Members of the press were present to take photos and interview participants. People of all ages were preparing to march through New York's streets, from the very young to college students to elderly folk.
Some banners were more clear-cut. Some demanded that Director of National Intelligence James Clapper should resign for allegedly lying to Congress, while another insisted on more oversight for the intelligence services.
More "Anonymous" masks, but people mostly wore these on the back of their head. Almost no protestors were afraid to display their identity in regard to a matter they believe to be of the utmost importance.
This large blue banner's "Yes We Scan" is a play on words based on President Obama's "Yes We Can" campaign slogan. Though the NSA's domestic and foreign wiretapping and surveillance program began under President Bush, Obama extended the program when he took office.
Protesters gathered to listen to speakers talk about civil liberties, and some of the talks had an immediately practical bent, covering how to protect one's self from searches and arrest during a demonstration.

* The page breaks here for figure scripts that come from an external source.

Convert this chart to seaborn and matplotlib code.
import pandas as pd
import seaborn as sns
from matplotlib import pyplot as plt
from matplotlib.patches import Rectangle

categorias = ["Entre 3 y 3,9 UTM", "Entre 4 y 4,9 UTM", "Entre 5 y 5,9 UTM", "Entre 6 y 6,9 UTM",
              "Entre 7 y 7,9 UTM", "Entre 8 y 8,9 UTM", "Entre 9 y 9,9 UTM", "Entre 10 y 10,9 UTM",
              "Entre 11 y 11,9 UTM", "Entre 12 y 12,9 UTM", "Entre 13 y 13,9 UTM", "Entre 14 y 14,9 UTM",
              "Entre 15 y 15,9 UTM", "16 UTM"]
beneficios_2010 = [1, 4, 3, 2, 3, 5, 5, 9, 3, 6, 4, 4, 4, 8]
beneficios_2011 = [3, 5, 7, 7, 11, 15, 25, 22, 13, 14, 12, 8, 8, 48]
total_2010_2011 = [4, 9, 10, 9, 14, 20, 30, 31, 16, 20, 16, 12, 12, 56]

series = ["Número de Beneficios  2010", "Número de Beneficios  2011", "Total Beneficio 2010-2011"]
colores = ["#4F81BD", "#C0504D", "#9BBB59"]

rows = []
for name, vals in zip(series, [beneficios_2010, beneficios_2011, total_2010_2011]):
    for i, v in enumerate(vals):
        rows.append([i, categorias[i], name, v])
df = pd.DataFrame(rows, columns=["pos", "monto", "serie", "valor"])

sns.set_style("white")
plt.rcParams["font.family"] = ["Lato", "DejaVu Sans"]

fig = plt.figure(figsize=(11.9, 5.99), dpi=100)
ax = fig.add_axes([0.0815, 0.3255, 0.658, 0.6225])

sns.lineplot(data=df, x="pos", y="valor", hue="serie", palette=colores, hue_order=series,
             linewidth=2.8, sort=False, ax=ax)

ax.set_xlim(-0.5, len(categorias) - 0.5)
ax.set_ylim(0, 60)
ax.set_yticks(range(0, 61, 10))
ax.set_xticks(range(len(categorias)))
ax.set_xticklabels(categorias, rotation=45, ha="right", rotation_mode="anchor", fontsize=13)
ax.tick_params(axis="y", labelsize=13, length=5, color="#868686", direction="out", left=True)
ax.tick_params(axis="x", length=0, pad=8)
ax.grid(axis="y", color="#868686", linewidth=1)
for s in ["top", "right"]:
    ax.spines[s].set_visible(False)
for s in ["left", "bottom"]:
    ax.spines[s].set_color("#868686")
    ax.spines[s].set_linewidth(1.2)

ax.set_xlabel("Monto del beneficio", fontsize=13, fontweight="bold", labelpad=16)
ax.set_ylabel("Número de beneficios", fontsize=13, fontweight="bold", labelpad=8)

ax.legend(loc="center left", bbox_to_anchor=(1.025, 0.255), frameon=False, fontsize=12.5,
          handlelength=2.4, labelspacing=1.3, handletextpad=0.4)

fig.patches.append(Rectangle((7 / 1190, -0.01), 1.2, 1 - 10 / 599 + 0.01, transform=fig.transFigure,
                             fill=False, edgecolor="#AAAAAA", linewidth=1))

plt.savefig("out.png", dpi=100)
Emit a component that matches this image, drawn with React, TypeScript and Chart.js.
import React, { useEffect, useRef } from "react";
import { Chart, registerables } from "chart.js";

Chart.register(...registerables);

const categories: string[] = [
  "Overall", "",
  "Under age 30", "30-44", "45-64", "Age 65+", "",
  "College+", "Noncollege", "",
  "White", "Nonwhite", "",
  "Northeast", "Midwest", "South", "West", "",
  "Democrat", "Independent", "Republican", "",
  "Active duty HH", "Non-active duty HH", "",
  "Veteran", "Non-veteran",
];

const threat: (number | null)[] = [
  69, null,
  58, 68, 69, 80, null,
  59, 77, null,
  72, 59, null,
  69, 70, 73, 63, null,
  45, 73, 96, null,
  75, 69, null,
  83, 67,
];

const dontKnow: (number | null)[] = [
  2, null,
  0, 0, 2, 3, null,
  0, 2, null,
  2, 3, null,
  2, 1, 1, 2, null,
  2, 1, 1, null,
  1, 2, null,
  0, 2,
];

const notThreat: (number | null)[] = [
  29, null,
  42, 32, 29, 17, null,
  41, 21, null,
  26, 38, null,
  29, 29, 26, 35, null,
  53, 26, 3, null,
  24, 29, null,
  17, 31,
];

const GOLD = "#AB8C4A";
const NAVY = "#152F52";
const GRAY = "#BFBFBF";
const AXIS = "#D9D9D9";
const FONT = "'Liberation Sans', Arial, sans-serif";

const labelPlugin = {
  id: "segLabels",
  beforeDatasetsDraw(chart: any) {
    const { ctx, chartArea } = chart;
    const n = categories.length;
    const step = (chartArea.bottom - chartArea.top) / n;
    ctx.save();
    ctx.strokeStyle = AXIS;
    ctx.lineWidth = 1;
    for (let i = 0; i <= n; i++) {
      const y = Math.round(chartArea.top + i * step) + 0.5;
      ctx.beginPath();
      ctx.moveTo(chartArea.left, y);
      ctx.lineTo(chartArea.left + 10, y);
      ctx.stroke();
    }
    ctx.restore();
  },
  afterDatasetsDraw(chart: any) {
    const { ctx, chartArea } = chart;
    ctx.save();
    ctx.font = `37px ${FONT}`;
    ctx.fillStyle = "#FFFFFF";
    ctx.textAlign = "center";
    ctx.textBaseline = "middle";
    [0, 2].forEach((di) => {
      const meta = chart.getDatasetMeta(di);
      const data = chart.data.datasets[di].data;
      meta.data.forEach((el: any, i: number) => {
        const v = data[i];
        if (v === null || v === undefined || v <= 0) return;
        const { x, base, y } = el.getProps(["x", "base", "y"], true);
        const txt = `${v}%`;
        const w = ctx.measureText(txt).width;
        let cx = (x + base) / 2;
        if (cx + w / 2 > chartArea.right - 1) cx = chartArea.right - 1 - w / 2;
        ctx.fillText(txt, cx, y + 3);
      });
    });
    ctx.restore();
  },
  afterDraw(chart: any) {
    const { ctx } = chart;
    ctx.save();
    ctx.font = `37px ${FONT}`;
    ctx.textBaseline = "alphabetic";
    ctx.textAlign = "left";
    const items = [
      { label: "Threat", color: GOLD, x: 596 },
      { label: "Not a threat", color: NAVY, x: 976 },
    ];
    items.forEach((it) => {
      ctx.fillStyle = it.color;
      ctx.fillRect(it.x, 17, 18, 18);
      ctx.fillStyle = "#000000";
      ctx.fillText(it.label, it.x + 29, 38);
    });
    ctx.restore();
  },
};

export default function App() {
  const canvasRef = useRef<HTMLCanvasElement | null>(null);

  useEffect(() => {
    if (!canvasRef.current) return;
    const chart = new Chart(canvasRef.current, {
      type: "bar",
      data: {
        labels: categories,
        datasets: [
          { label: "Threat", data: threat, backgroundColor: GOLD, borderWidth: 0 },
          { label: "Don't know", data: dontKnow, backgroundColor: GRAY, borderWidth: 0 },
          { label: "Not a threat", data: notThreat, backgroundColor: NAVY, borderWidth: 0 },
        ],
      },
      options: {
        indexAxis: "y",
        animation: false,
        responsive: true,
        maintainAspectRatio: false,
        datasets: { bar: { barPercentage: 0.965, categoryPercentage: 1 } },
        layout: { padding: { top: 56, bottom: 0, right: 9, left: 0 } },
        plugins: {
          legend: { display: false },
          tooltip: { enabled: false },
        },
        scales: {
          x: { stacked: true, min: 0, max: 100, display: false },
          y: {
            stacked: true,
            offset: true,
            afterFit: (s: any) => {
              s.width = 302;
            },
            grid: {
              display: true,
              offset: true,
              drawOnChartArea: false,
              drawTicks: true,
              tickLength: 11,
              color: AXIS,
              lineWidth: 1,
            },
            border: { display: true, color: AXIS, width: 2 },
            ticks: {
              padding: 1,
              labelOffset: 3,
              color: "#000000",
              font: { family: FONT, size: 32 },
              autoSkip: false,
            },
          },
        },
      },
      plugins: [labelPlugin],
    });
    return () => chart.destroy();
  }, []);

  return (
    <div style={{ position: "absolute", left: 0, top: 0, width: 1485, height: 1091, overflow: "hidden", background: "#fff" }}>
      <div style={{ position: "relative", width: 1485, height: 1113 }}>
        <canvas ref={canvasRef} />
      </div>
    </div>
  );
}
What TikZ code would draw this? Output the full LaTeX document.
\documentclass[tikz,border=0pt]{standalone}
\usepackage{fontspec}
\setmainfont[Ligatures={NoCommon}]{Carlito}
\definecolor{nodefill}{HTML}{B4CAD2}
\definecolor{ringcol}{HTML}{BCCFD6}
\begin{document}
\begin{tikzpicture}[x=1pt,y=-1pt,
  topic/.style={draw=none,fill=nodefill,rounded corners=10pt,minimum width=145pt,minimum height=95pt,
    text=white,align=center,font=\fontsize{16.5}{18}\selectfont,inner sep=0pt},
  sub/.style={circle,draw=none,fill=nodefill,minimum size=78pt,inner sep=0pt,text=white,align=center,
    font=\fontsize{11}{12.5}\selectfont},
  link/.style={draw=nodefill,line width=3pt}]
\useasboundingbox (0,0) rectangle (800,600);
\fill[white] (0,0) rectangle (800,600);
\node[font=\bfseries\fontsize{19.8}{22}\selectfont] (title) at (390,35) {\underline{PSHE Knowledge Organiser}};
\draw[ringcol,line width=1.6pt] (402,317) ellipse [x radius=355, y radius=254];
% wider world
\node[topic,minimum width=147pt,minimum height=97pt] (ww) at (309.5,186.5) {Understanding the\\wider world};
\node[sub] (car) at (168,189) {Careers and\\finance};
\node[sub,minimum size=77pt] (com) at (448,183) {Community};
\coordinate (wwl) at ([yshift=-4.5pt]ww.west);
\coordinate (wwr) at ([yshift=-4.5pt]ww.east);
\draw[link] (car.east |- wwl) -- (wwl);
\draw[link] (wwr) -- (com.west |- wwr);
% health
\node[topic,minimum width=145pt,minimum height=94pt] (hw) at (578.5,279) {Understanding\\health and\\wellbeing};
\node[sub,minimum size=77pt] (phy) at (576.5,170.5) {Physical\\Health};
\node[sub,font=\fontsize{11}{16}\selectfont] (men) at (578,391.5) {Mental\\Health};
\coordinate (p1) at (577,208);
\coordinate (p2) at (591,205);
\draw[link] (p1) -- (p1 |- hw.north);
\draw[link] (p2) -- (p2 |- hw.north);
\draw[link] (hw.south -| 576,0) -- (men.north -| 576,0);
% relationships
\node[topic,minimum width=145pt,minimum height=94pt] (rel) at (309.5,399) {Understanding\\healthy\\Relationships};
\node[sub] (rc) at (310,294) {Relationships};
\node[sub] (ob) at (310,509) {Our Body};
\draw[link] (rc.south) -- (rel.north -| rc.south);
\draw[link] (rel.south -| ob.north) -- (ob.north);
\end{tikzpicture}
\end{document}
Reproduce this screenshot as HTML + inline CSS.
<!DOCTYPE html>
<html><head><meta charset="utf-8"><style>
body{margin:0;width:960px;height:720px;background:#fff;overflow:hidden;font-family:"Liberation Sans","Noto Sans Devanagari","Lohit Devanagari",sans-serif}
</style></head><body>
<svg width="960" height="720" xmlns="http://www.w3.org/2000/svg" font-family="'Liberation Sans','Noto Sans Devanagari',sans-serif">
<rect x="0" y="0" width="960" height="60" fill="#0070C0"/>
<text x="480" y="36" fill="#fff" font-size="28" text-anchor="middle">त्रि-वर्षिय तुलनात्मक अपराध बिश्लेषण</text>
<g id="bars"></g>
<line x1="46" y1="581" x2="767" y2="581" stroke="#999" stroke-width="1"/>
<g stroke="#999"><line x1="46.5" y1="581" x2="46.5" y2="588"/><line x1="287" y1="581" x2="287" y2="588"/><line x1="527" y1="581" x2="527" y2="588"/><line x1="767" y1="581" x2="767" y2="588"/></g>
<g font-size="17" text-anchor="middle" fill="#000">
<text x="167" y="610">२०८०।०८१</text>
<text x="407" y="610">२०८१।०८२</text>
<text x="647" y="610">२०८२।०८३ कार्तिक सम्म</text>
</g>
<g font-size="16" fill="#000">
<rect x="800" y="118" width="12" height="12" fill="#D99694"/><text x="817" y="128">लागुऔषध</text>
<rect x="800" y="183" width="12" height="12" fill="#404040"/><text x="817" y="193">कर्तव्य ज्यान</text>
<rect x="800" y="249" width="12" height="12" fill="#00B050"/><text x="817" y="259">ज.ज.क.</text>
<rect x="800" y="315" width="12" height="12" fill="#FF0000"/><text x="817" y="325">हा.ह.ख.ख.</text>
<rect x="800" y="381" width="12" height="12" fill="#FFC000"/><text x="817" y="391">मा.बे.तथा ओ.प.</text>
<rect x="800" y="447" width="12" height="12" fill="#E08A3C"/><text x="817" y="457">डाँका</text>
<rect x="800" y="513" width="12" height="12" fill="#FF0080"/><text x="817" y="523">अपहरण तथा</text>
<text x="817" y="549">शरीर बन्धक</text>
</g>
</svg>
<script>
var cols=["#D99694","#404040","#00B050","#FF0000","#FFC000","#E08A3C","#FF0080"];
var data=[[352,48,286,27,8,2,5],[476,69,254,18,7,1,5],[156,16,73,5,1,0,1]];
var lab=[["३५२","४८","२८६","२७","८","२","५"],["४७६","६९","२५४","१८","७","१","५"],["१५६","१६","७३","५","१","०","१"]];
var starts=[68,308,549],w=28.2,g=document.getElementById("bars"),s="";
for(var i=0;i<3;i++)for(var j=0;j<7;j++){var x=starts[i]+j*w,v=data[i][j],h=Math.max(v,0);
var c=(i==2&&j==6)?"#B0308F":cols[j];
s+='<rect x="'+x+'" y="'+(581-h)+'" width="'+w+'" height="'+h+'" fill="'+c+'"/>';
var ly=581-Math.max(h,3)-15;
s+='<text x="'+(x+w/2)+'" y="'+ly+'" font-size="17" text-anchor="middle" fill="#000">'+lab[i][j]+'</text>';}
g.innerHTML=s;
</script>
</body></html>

Many were willing to speak to the press to discuss their views on how they feel about government surveillance. Most were Americans, who in some cases are unaffected by NSA spying, but a few foreign accents were heard throughout the crowd.
The weather was scorching hot, and the humidity was excruciating. But hundreds still took to the streets on a U.S. national holiday to declare government snooping as an infringement of their Fourth Amendment rights.